Culture et idées

Le festival Entrevues projette l'argent roi

Ouverture samedi à Belfort de l'édition 2012 d'Entrevues, festival de cinéma bouillonnant qui programme une rétrospective de films consacrés à l'argent. Pour mieux comprendre la crise en cours ?

Ludovic Lamant

On est au bureau de poste des 4 000, à La Courneuve, au pied de l'une des tours. Au début des années 1990, 1993, 1994, on ne sait pas trop. C'est l'hiver au dehors. Un homme, sans doute retraité, s'approche, montre la caméra du doigt, demande à la réalisatrice, hors-champ : « Alors on peut dire n'importe quoi ? » – « Ce que vous voulez », rectifie Dominique Cabrera, qui signe là l'un de ces premiers documentaires.
L'homme marque un temps.
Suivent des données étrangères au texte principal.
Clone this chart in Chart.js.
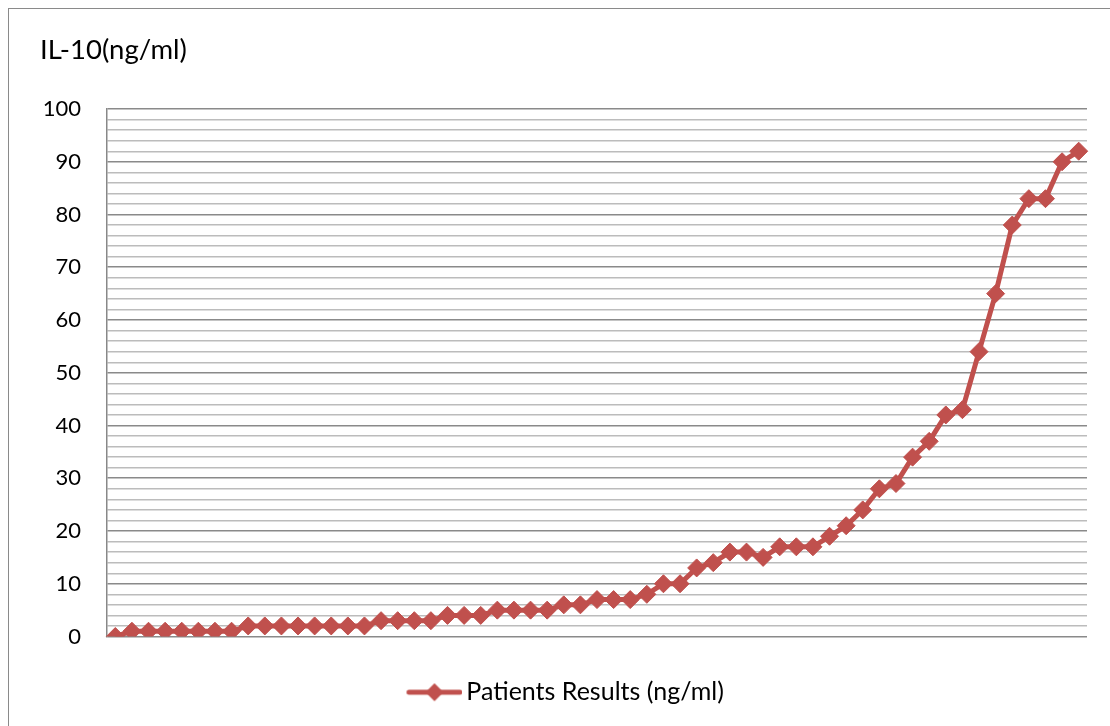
<!DOCTYPE html>
<html>
<head>
<meta charset="utf-8">
<script src="https://cdn.jsdelivr.net/npm/chart.js@4/dist/chart.umd.min.js"></script>
<style>
  html, body { margin: 0; padding: 0; background: #fff; overflow: hidden; }
  #frame { position: absolute; left: 8px; top: 8px; width: 1120px; height: 740px;
           border: 1.5px solid #8a8a8a; box-sizing: border-box; }
  #wrap { position: absolute; left: 0; top: 0; width: 1110px; height: 726px; }
</style>
</head>
<body>
<div id="frame"></div>
<div id="wrap"><canvas id="chart" width="1110" height="726"></canvas></div>
<script>
// Patients, sorted by IL-10 level
const patients = [1,2,3,4,5,6,7,8,9,10,11,12,13,14,15,16,17,18,19,20,
  21,22,23,24,25,26,27,28,29,30,31,32,33,34,35,36,37,38,39,40,
  41,42,43,44,45,46,47,48,49,50,51,52,53,54,55,56,57,58,59];
// IL-10 concentration (ng/ml)
const il10Results = [0,1,1,1,1,1,1,1,2,2,2,2,2,2,2,2,3,3,3,3,4,4,4,5,5,5,5,6,6,7,
  7,7,8,10,10,13,14,16,16,15,17,17,17,19,21,24,28,29,34,37,42,43,54,65,78,83,83,90,92];
const seriesName = 'Patients Results (ng/ml)';
const axisTitle = 'IL-10(ng/ml)';
const yTicks = [0,10,20,30,40,50,60,70,80,90,100];

const RED = '#C0504D';
const FONT = 'Lato, "Open Sans", sans-serif';

// legend symbol: short line with a diamond in the middle (left margin kept blank)
const sym = document.createElement('canvas');
sym.width = 68; sym.height = 22;
(function () {
  const c = sym.getContext('2d');
  c.strokeStyle = RED; c.lineWidth = 5; c.lineCap = 'round';
  c.beginPath(); c.moveTo(14.5, 11); c.lineTo(65.5, 11); c.stroke();
  c.fillStyle = RED;
  c.beginPath(); c.moveTo(40, 2); c.lineTo(49, 11); c.lineTo(40, 20); c.lineTo(31, 11); c.closePath(); c.fill();
})();

new Chart(document.getElementById('chart'), {
  type: 'line',
  data: {
    labels: patients,
    datasets: [{
      label: seriesName,
      data: il10Results,
      borderColor: RED,
      backgroundColor: RED,
      borderWidth: 5,
      pointStyle: 'rectRot',
      pointRadius: 9,
      pointBorderWidth: 1,
      pointBackgroundColor: RED,
      pointBorderColor: RED,
      tension: 0
    }]
  },
  options: {
    responsive: false,
    animation: false,
    layout: { padding: { left: 40, right: 23, top: 0, bottom: 11.3 } },
    scales: {
      x: {
        type: 'category',
        offset: true,
        display: false
      },
      y: {
        min: 0, max: 100,
        afterFit(scale) { scale.width = 67; },
        border: { display: true, color: '#888888', width: 1.5 },
        grid: {
          drawTicks: false,
          lineWidth: ctx => (ctx.tick && ctx.tick.value % 10 === 0) ? 1.6 : 1.4,
          color: ctx => (ctx.tick && ctx.tick.value % 10 === 0) ? '#8a8a8a' : '#bcbcbc'
        },
        ticks: {
          stepSize: 2,
          autoSkip: false,
          padding: 26,
          color: '#000',
          font: { family: FONT, size: 22 },
          callback: v => yTicks.includes(v) ? String(v) : ''
        }
      }
    },
    plugins: {
      title: {
        display: true,
        text: axisTitle,
        align: 'start',
        color: '#000',
        font: { family: FONT, size: 27.5, weight: 'normal' },
        padding: { top: 33.5, bottom: 42.5 }
      },
      legend: {
        display: true,
        position: 'bottom',
        labels: {
          usePointStyle: true,
          pointStyleWidth: 50.75,
          padding: 43.2,
          color: '#000',
          font: { family: FONT, size: 25 },
          generateLabels: chart => [{
            text: seriesName,
            pointStyle: sym,
            fillStyle: RED,
            strokeStyle: RED,
            lineWidth: 0,
            hidden: false,
            datasetIndex: 0
          }]
        }
      },
      tooltip: { enabled: false }
    }
  }
});
</script>
</body>
</html>
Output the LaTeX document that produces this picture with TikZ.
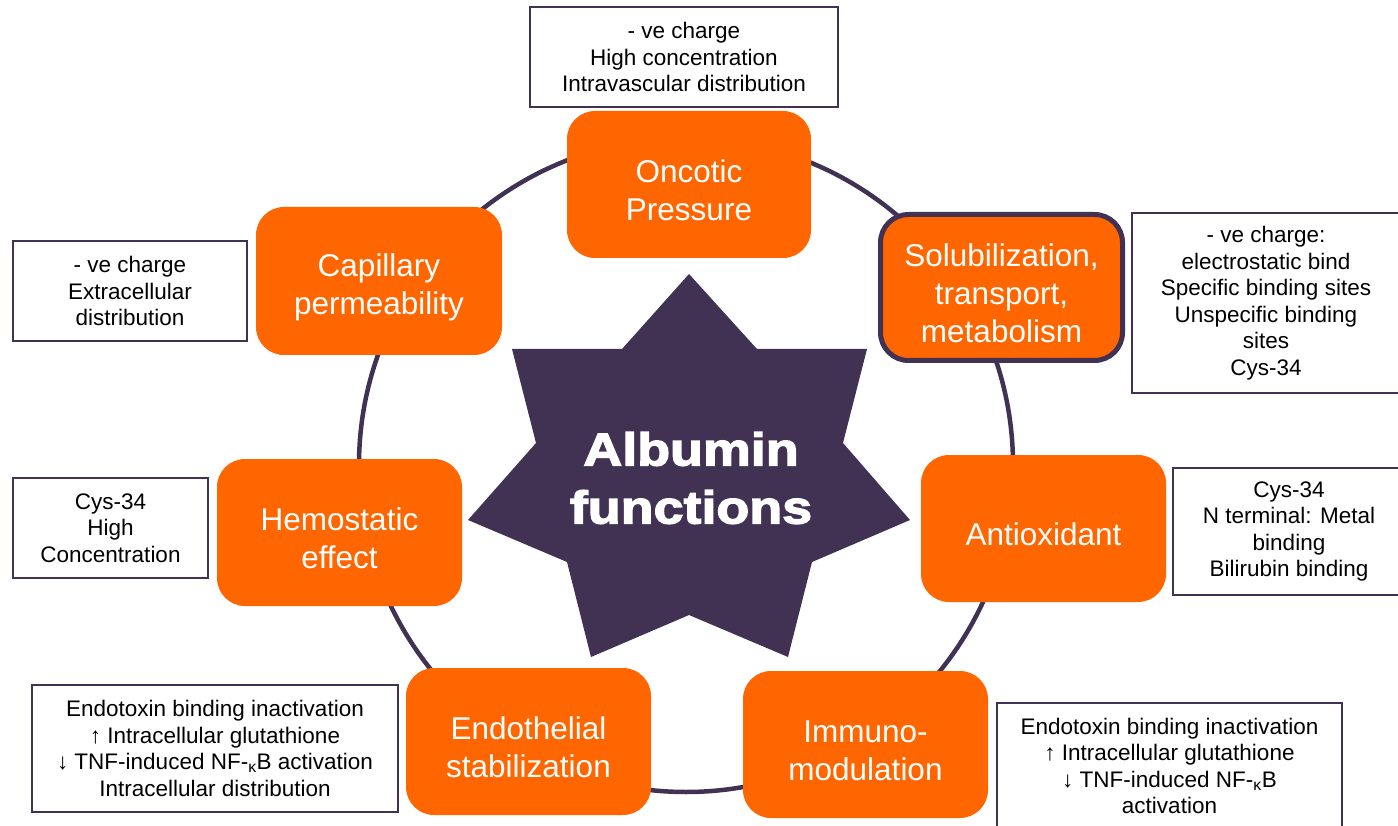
\documentclass[tikz,border=0pt]{standalone}
\usepackage{fontspec}
\setmainfont{Liberation Sans}
\newfontfamily\heavyfont{Liberation Sans Bold}[FakeStretch=1.17,FakeBold=3]

\definecolor{albOrange}{RGB}{255,102,0}
\definecolor{albPurple}{RGB}{65,50,84}

\tikzset{
  func/.style={rounded corners=28pt, fill=albOrange, inner sep=0pt,
    minimum width=245pt, minimum height=147pt,
    label={[flabel]center:#1}},
  flabel/.style={text=white, font=\fontsize{31.5}{38}\selectfont,
    align=center, inner sep=0pt, yshift=-6pt},
  note/.style={draw=albPurple, line width=1.5pt, fill=white, align=center,
    font=\fontsize{22.5}{26.5}\selectfont, inner sep=0pt},
  ring/.style={draw=albPurple, line width=4.5pt}
}

\begin{document}
\begin{tikzpicture}[x=1pt,y=-1pt]
\useasboundingbox (0,0) rectangle (1398,826);
\clip (0,0) rectangle (1398,826);

% ring joining the function boxes
\coordinate (hub) at (686,465);
\draw[ring] (hub) circle[radius=327pt];

% seven-pointed star
\fill[albPurple] (689,274) -- (757,349) -- (867,349) -- (843,443) -- (910,520)
  -- (812,562) -- (788,657) -- (689,615) -- (591,657) -- (567,562)
  -- (468,520) -- (536,443) -- (512,349) -- (622,349) -- cycle;
\node (title) at (691,478) [text=white, align=center,
  font=\heavyfont\fontsize{46}{58}\selectfont] {Albumin\\functions};

% functions
\node[func={Oncotic\\Pressure}, minimum width=244pt] (onc) at (689,184.5) {};
\node[func={Capillary\\permeability}, minimum width=246pt, minimum height=148pt] (cap) at (379,281) {};
\node[func={Solubilization,\\transport,\\metabolism}, draw=albPurple, line width=5pt,
  minimum width=242pt, minimum height=146pt] (sol) at (1001.5,287.5) {};
\node[func={Hemostatic\\effect}] (hem) at (339.5,532.5) {};
\node[func={Antioxidant}] (anti) at (1043.5,528.5) {};
\node[func={Endothelial\\stabilization}] (endo) at (528.5,741.5) {};
\node[func={Immuno-\\modulation}] (imm) at (865.5,744.5) {};

% notes
\node[note, minimum width=308pt, minimum height=100pt] (nonc) at (684,57)
  {- ve charge\\High concentration\\Intravascular distribution};
\node[note, minimum width=234pt, minimum height=100pt] (ncap) at (130,291)
  {- ve charge\\Extracellular\\distribution};
\node[note, minimum width=195pt, minimum height=100pt] (nhem) at (110.5,528)
  {Cys-34\\High\\Concentration};
\node[note, minimum width=268pt, minimum height=180pt] (nsol) at (1266,303)
  {- ve charge:\\electrostatic bind\\Specific binding sites\\Unspecific binding\\sites\\Cys-34};
\node[note, minimum width=232pt, minimum height=127pt] (nanti) at (1289,531.5)
  {Cys-34\\N terminal: Metal\\binding\\Bilirubin binding};
\node[note, minimum width=366pt, minimum height=127pt] (nendo) at (215,748.5)
  {Endotoxin binding inactivation\\↑ Intracellular glutathione\\↓ TNF-induced NF-\textsubscript{κ}B activation\\Intracellular distribution};
\node[note, minimum width=345pt, minimum height=126pt] (nimm) at (1169.5,766)
  {Endotoxin binding inactivation\\↑ Intracellular glutathione\\↓ TNF-induced NF-\textsubscript{κ}B\\activation};
\end{tikzpicture}
\end{document}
Il reprend : « Ah, tiens, une question. » Il s'avance encore un peu, jusqu'à ce que sa tête occupe tout l'écran, puis c'est un flot de paroles qui déferle : « Où est l'argent de la France ? Y a bien du pognon en France ! (…) On est l'un des pays les plus riches (…) Alors il est où l'argent, puisqu'il y en a pour personne ? (…) L'argent dans un système capitaliste, c'est fait pour circuler. Mais là, ça circule pas. Y en a qui bloquent. (…) C'est tout. » Le vieil homme s'éloigne, ravi d'avoir déconstruit d'un coup des siècles de théorie économique construite autour de la « main invisible » d'Adam Smith, et quitte le bureau de poste.
Une poste à La Courneuve (1994) est proche d'un travail de sociologue : occupation patiente des lieux, observation intelligente, allers-retours de part et d'autre du guichet. La caméra enregistre, jamais ne s'impose, laisse venir les coups d'éclat. D'un côté de la vitre, des familles frappées par la crise, déjà elle, qui font la queue, s'impatientent, multiplient les acrobaties à l'approche des fins de mois, jonglent avec les très petites coupures. De l'autre côté, des employés censés représenter l'État, qui n'en mènent pas large, conscients des limites de leur action.